Monday, August 11, 2014

Walking A Tight Rope....

After my mother's death, there were so many things that I realized I needed to know. My dad was at this point a sick man with diabetes and Congestive Heart Failure. I became his caretaker until school started in the Fall. I had a full ride to The University of Tennessee, but plans quickly changed. I realized I would need to stay closer to home, so I enrolled at UT Martin. Still about an hour from my dad, it was a burden I carried with me through my days at school. Nonetheless, I was an honor student during my time there. After a year away from home, I had to come to terms with the fact that my life would never be a fairy tale. I may never get to fulfill my potential. Dad's health was ailing and without me there, he was living in absolutely horrendous conditions.

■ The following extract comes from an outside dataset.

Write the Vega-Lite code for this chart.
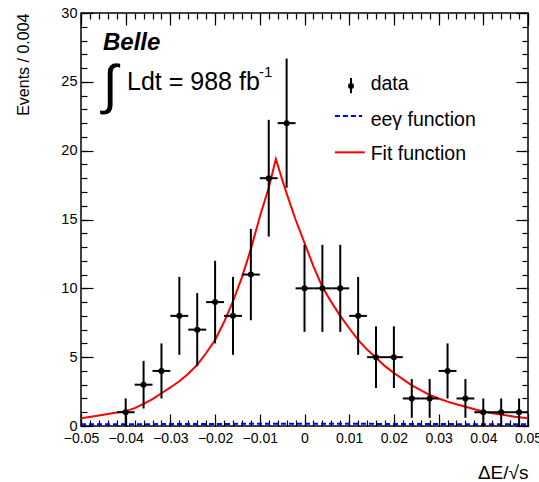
{
  "$schema": "https://vega.github.io/schema/vega-lite/v6.json",
  "width": 447,
  "height": 413,
  "autosize": {"type": "none"},
  "padding": {"left": 81, "top": 13, "right": 11, "bottom": 56},
  "background": "white",
  "config": {
    "view": {"stroke": "black", "strokeWidth": 1.5},
    "font": "Liberation Sans",
    "axis": {"domain": false, "grid": false, "labelFont": "Liberation Sans", "labelColor": "black", "tickColor": "black", "tickWidth": 1.2, "titleColor": "black", "titleFont": "Liberation Sans", "titleFontWeight": "normal"}
  },
  "datasets": {
    "hist": [
      {"x": -0.040, "n": 1, "lo": 0, "hi": 2, "xlo": -0.042, "xhi": -0.038},
      {"x": -0.036, "n": 3, "lo": 1.27, "hi": 4.73, "xlo": -0.038, "xhi": -0.034},
      {"x": -0.032, "n": 4, "lo": 2, "hi": 6, "xlo": -0.034, "xhi": -0.030},
      {"x": -0.028, "n": 8, "lo": 5.17, "hi": 10.83, "xlo": -0.030, "xhi": -0.026},
      {"x": -0.024, "n": 7, "lo": 4.35, "hi": 9.65, "xlo": -0.026, "xhi": -0.022},
      {"x": -0.020, "n": 9, "lo": 6, "hi": 12, "xlo": -0.022, "xhi": -0.018},
      {"x": -0.016, "n": 8, "lo": 5.17, "hi": 10.83, "xlo": -0.018, "xhi": -0.014},
      {"x": -0.012, "n": 11, "lo": 7.68, "hi": 14.32, "xlo": -0.014, "xhi": -0.010},
      {"x": -0.008, "n": 18, "lo": 13.76, "hi": 22.24, "xlo": -0.010, "xhi": -0.006},
      {"x": -0.004, "n": 22, "lo": 17.31, "hi": 26.69, "xlo": -0.006, "xhi": -0.002},
      {"x": 0.000, "n": 10, "lo": 6.84, "hi": 13.16, "xlo": -0.002, "xhi": 0.002},
      {"x": 0.004, "n": 10, "lo": 6.84, "hi": 13.16, "xlo": 0.002, "xhi": 0.006},
      {"x": 0.008, "n": 10, "lo": 6.84, "hi": 13.16, "xlo": 0.006, "xhi": 0.010},
      {"x": 0.012, "n": 8, "lo": 5.17, "hi": 10.83, "xlo": 0.010, "xhi": 0.014},
      {"x": 0.016, "n": 5, "lo": 2.76, "hi": 7.24, "xlo": 0.014, "xhi": 0.018},
      {"x": 0.020, "n": 5, "lo": 2.76, "hi": 7.24, "xlo": 0.018, "xhi": 0.022},
      {"x": 0.024, "n": 2, "lo": 0.59, "hi": 3.41, "xlo": 0.022, "xhi": 0.026},
      {"x": 0.028, "n": 2, "lo": 0.59, "hi": 3.41, "xlo": 0.026, "xhi": 0.030},
      {"x": 0.032, "n": 4, "lo": 2, "hi": 6, "xlo": 0.030, "xhi": 0.034},
      {"x": 0.036, "n": 2, "lo": 0.59, "hi": 3.41, "xlo": 0.034, "xhi": 0.038},
      {"x": 0.040, "n": 1, "lo": 0, "hi": 2, "xlo": 0.038, "xhi": 0.042},
      {"x": 0.044, "n": 1, "lo": 0, "hi": 2, "xlo": 0.042, "xhi": 0.046},
      {"x": 0.048, "n": 1, "lo": 0, "hi": 2, "xlo": 0.046, "xhi": 0.050}
    ],
    "fit": [
      {"x": -0.050, "y": 0.56}, {"x": -0.046, "y": 0.76}, {"x": -0.043, "y": 0.93},
      {"x": -0.040, "y": 1.08}, {"x": -0.038, "y": 1.3}, {"x": -0.036, "y": 1.6},
      {"x": -0.034, "y": 1.95}, {"x": -0.032, "y": 2.38}, {"x": -0.030, "y": 2.8},
      {"x": -0.028, "y": 3.25}, {"x": -0.026, "y": 3.8}, {"x": -0.024, "y": 4.45},
      {"x": -0.022, "y": 5.3}, {"x": -0.020, "y": 6.25}, {"x": -0.018, "y": 7.55},
      {"x": -0.016, "y": 9.05}, {"x": -0.014, "y": 10.8}, {"x": -0.012, "y": 12.85},
      {"x": -0.010, "y": 15.2}, {"x": -0.008, "y": 17.3}, {"x": -0.0064, "y": 19.4},
      {"x": -0.005, "y": 17.9}, {"x": -0.004, "y": 16.9}, {"x": -0.002, "y": 15.0},
      {"x": 0.000, "y": 13.3}, {"x": 0.002, "y": 11.6}, {"x": 0.004, "y": 10.1},
      {"x": 0.006, "y": 9.0}, {"x": 0.008, "y": 8.0}, {"x": 0.010, "y": 7.1},
      {"x": 0.012, "y": 6.25}, {"x": 0.014, "y": 5.55}, {"x": 0.016, "y": 4.95},
      {"x": 0.018, "y": 4.35}, {"x": 0.020, "y": 3.85}, {"x": 0.022, "y": 3.4},
      {"x": 0.024, "y": 2.95}, {"x": 0.026, "y": 2.6}, {"x": 0.028, "y": 2.25},
      {"x": 0.030, "y": 2.0}, {"x": 0.032, "y": 1.77}, {"x": 0.034, "y": 1.58},
      {"x": 0.036, "y": 1.4}, {"x": 0.038, "y": 1.22}, {"x": 0.040, "y": 1.05},
      {"x": 0.042, "y": 0.93}, {"x": 0.044, "y": 0.83}, {"x": 0.047, "y": 0.68},
      {"x": 0.050, "y": 0.56}
    ],
    "eeg": [
      {"x": -0.050, "y": 0.12}, {"x": -0.030, "y": 0.14}, {"x": -0.010, "y": 0.16},
      {"x": 0.000, "y": 0.16}, {"x": 0.010, "y": 0.16}, {"x": 0.030, "y": 0.14},
      {"x": 0.050, "y": 0.12}
    ],
    "belle": [{"x": -0.04508, "y": 27.3, "text": "Belle"}],
    "integral": [{"x": -0.0435, "y": 24.6, "text": "∫"}],
    "ldt": [{"x": -0.0397, "y": 24.41, "text": "Ldt = 988 fb"}],
    "sup": [{"x": -0.0102, "y": 25.35, "text": "-1"}],
    "legtext": [
      {"x": 0.0148, "y": 24.41, "text": "data"},
      {"x": 0.0148, "y": 21.79, "text": "eeγ function"},
      {"x": 0.0148, "y": 19.32, "text": "Fit function"}
    ],
    "legdata": [{"x": 0.0104, "y": 24.7, "lo": 24.17, "hi": 25.28}],
    "legblue": [{"x": 0.0068, "x2": 0.0129, "y": 22.52}],
    "legred": [{"x": 0.0068, "x2": 0.0135, "y": 19.88}]
  },
  "resolve": {"axis": {"x": "independent", "y": "independent"}},
  "layer": [
    {
      "data": {"name": "fit"},
      "mark": {"type": "line", "color": "#ff0000", "strokeWidth": 2, "clip": true},
      "encoding": {
        "x": {"field": "x", "type": "quantitative", "scale": {"domain": [-0.05, 0.05], "nice": false, "zero": false},
          "axis": {"orient": "bottom", "ticks": false, "labels": true, "format": ".2~f", "labelFontSize": 14, "labelPadding": 5,
            "values": [-0.05, -0.04, -0.03, -0.02, -0.01, 0, 0.01, 0.02, 0.03, 0.04, 0.05], "labelFlush": false, "labelOverlap": false,
            "title": "ΔE/√s", "titleFontSize": 19, "titleX": 447, "titleY": 52, "titleAlign": "right", "titleBaseline": "alphabetic", "titleAnchor": "end"}},
        "y": {"field": "y", "type": "quantitative", "scale": {"domain": [0, 30], "nice": false, "zero": false},
          "axis": {"orient": "left", "ticks": false, "labels": true, "labelFontSize": 14.5, "labelPadding": 4,
            "values": [0, 5, 10, 15, 20, 25, 30], "labelFlush": false, "labelOverlap": false,
            "title": "Events / 0.004", "titleFontSize": 16, "titleX": -53, "titleY": 0, "titleAngle": -90, "titleAlign": "right", "titleBaseline": "alphabetic", "titleAnchor": "end"}}
      }
    },
    {
      "data": {"name": "eeg"},
      "mark": {"type": "line", "color": "#0000ff", "strokeWidth": 2, "strokeDash": [5, 3]},
      "encoding": {
        "x": {"field": "x", "type": "quantitative", "scale": {"domain": [-0.05, 0.05], "nice": false, "zero": false},
          "axis": {"orient": "bottom", "labels": false, "title": null, "tickSize": -12, "values": [-0.05, -0.04, -0.03, -0.02, -0.01, 0, 0.01, 0.02, 0.03, 0.04, 0.05]}},
        "y": {"field": "y", "type": "quantitative", "scale": {"domain": [0, 30], "nice": false, "zero": false},
          "axis": {"orient": "left", "labels": false, "title": null, "tickSize": -12, "values": [0, 5, 10, 15, 20, 25, 30]}}
      }
    },
    {
      "data": {"name": "hist"},
      "mark": {"type": "rule", "color": "black", "strokeWidth": 2},
      "encoding": {
        "x": {"field": "x", "type": "quantitative", "scale": {"domain": [-0.05, 0.05], "nice": false, "zero": false},
          "axis": {"orient": "bottom", "labels": false, "title": null, "tickSize": -6,
            "values": [-0.05, -0.048, -0.046, -0.044, -0.042, -0.04, -0.038, -0.036, -0.034, -0.032, -0.03, -0.028, -0.026, -0.024, -0.022, -0.02, -0.018, -0.016, -0.014, -0.012, -0.01, -0.008, -0.006, -0.004, -0.002, 0, 0.002, 0.004, 0.006, 0.008, 0.01, 0.012, 0.014, 0.016, 0.018, 0.02, 0.022, 0.024, 0.026, 0.028, 0.03, 0.032, 0.034, 0.036, 0.038, 0.04, 0.042, 0.044, 0.046, 0.048, 0.05]}},
        "y": {"field": "lo", "type": "quantitative", "scale": {"domain": [0, 30], "nice": false, "zero": false},
          "axis": {"orient": "left", "labels": false, "title": null, "tickSize": -6,
            "values": [0, 1, 2, 3, 4, 5, 6, 7, 8, 9, 10, 11, 12, 13, 14, 15, 16, 17, 18, 19, 20, 21, 22, 23, 24, 25, 26, 27, 28, 29, 30]}},
        "y2": {"field": "hi"}
      }
    },
    {
      "data": {"name": "hist"},
      "mark": {"type": "rule", "color": "black", "strokeWidth": 2},
      "encoding": {
        "x": {"field": "xlo", "type": "quantitative", "scale": {"domain": [-0.05, 0.05], "nice": false, "zero": false},
          "axis": {"orient": "top", "labels": false, "title": null, "tickSize": -12, "values": [-0.05, -0.04, -0.03, -0.02, -0.01, 0, 0.01, 0.02, 0.03, 0.04, 0.05]}},
        "x2": {"field": "xhi"},
        "y": {"field": "n", "type": "quantitative", "scale": {"domain": [0, 30], "nice": false, "zero": false},
          "axis": {"orient": "right", "labels": false, "title": null, "tickSize": -12, "values": [0, 5, 10, 15, 20, 25, 30]}}
      }
    },
    {
      "data": {"name": "hist"},
      "mark": {"type": "point", "filled": true, "color": "black", "size": 36, "opacity": 1},
      "encoding": {
        "x": {"field": "x", "type": "quantitative", "scale": {"domain": [-0.05, 0.05], "nice": false, "zero": false},
          "axis": {"orient": "top", "labels": false, "title": null, "tickSize": -6,
            "values": [-0.05, -0.048, -0.046, -0.044, -0.042, -0.04, -0.038, -0.036, -0.034, -0.032, -0.03, -0.028, -0.026, -0.024, -0.022, -0.02, -0.018, -0.016, -0.014, -0.012, -0.01, -0.008, -0.006, -0.004, -0.002, 0, 0.002, 0.004, 0.006, 0.008, 0.01, 0.012, 0.014, 0.016, 0.018, 0.02, 0.022, 0.024, 0.026, 0.028, 0.03, 0.032, 0.034, 0.036, 0.038, 0.04, 0.042, 0.044, 0.046, 0.048, 0.05]}},
        "y": {"field": "n", "type": "quantitative", "scale": {"domain": [0, 30], "nice": false, "zero": false},
          "axis": {"orient": "right", "labels": false, "title": null, "tickSize": -6,
            "values": [0, 1, 2, 3, 4, 5, 6, 7, 8, 9, 10, 11, 12, 13, 14, 15, 16, 17, 18, 19, 20, 21, 22, 23, 24, 25, 26, 27, 28, 29, 30]}}
      }
    },
    {
      "data": {"name": "belle"},
      "mark": {"type": "text", "font": "Liberation Sans", "fontWeight": "bold", "fontStyle": "italic", "fontSize": 24, "align": "left", "baseline": "alphabetic", "color": "black"},
      "encoding": {
        "x": {"field": "x", "type": "quantitative", "axis": null},
        "y": {"field": "y", "type": "quantitative", "axis": null},
        "text": {"field": "text"}
      }
    },
    {
      "data": {"name": "integral"},
      "mark": {"type": "text", "font": "Liberation Sans", "fontSize": 54, "align": "center", "baseline": "middle", "color": "black"},
      "encoding": {
        "x": {"field": "x", "type": "quantitative", "axis": null},
        "y": {"field": "y", "type": "quantitative", "axis": null},
        "text": {"field": "text"}
      }
    },
    {
      "data": {"name": "ldt"},
      "mark": {"type": "text", "font": "Liberation Sans", "fontSize": 25, "align": "left", "baseline": "alphabetic", "color": "black"},
      "encoding": {
        "x": {"field": "x", "type": "quantitative", "axis": null},
        "y": {"field": "y", "type": "quantitative", "axis": null},
        "text": {"field": "text"}
      }
    },
    {
      "data": {"name": "sup"},
      "mark": {"type": "text", "font": "Liberation Sans", "fontSize": 15, "align": "left", "baseline": "alphabetic", "color": "black"},
      "encoding": {
        "x": {"field": "x", "type": "quantitative", "axis": null},
        "y": {"field": "y", "type": "quantitative", "axis": null},
        "text": {"field": "text"}
      }
    },
    {
      "data": {"name": "legtext"},
      "mark": {"type": "text", "font": "Liberation Sans", "fontSize": 19.5, "align": "left", "baseline": "alphabetic", "color": "black"},
      "encoding": {
        "x": {"field": "x", "type": "quantitative", "axis": null},
        "y": {"field": "y", "type": "quantitative", "axis": null},
        "text": {"field": "text"}
      }
    },
    {
      "data": {"name": "legdata"},
      "mark": {"type": "rule", "color": "black", "strokeWidth": 2},
      "encoding": {
        "x": {"field": "x", "type": "quantitative", "axis": null},
        "y": {"field": "lo", "type": "quantitative", "axis": null},
        "y2": {"field": "hi"}
      }
    },
    {
      "data": {"name": "legdata"},
      "mark": {"type": "point", "filled": true, "color": "black", "size": 36, "opacity": 1},
      "encoding": {
        "x": {"field": "x", "type": "quantitative", "axis": null},
        "y": {"field": "y", "type": "quantitative", "axis": null}
      }
    },
    {
      "data": {"name": "legblue"},
      "mark": {"type": "rule", "color": "#0000ff", "strokeWidth": 2, "strokeDash": [5, 3]},
      "encoding": {
        "x": {"field": "x", "type": "quantitative", "axis": null},
        "x2": {"field": "x2"},
        "y": {"field": "y", "type": "quantitative", "axis": null}
      }
    },
    {
      "data": {"name": "legred"},
      "mark": {"type": "rule", "color": "#ff0000", "strokeWidth": 2},
      "encoding": {
        "x": {"field": "x", "type": "quantitative", "axis": null},
        "x2": {"field": "x2"},
        "y": {"field": "y", "type": "quantitative", "axis": null}
      }
    }
  ]
}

I guess nothing in my life up until that point had prepared me for reality. Teachers had always doted on me, saying that I could do anything. I felt like a failure, to them and myself. Poverty had its grips on me from birth, and it wasn't letting go without a fight. Still, I refused to turn my back on my dad. He became my focus, and I went to work. It reminds me of an old song from my childhood, "Rich man goes to college, and a poor boy goes to work." Throughout this time, I felt a lot like I was wasting my life away waiting...but I didn't even know what I was waiting for. I made a lot of mistakes, which was something that as a poor, independent yound person, there wasn't much room for.

The three greatest blessings of my life came during the years that followed. First, my loving husband, then my beautiful son, and to round out our little family, a beautiful baby girl. If not for them, I would not have had the motivation or the courage to stand up and be counted--to reach my potential. During my pregnancy with my daughter, I enrolled in school at a nearby school, continued to work full-time, and made straight A's. I am currently enrolled in nursing school, and I have big plans for my life!

I guess the point of this blog is that life is not fair, you are never given a fair hand, and it's all about what you make of it. I would like to share my journey--my successes, my failures. I would also like to use this blog to look back on my past and try my best to learn from it. The main thing I have learned through my experience is that there is no time to sit and wait for your life to change, you have to get up and try to change it!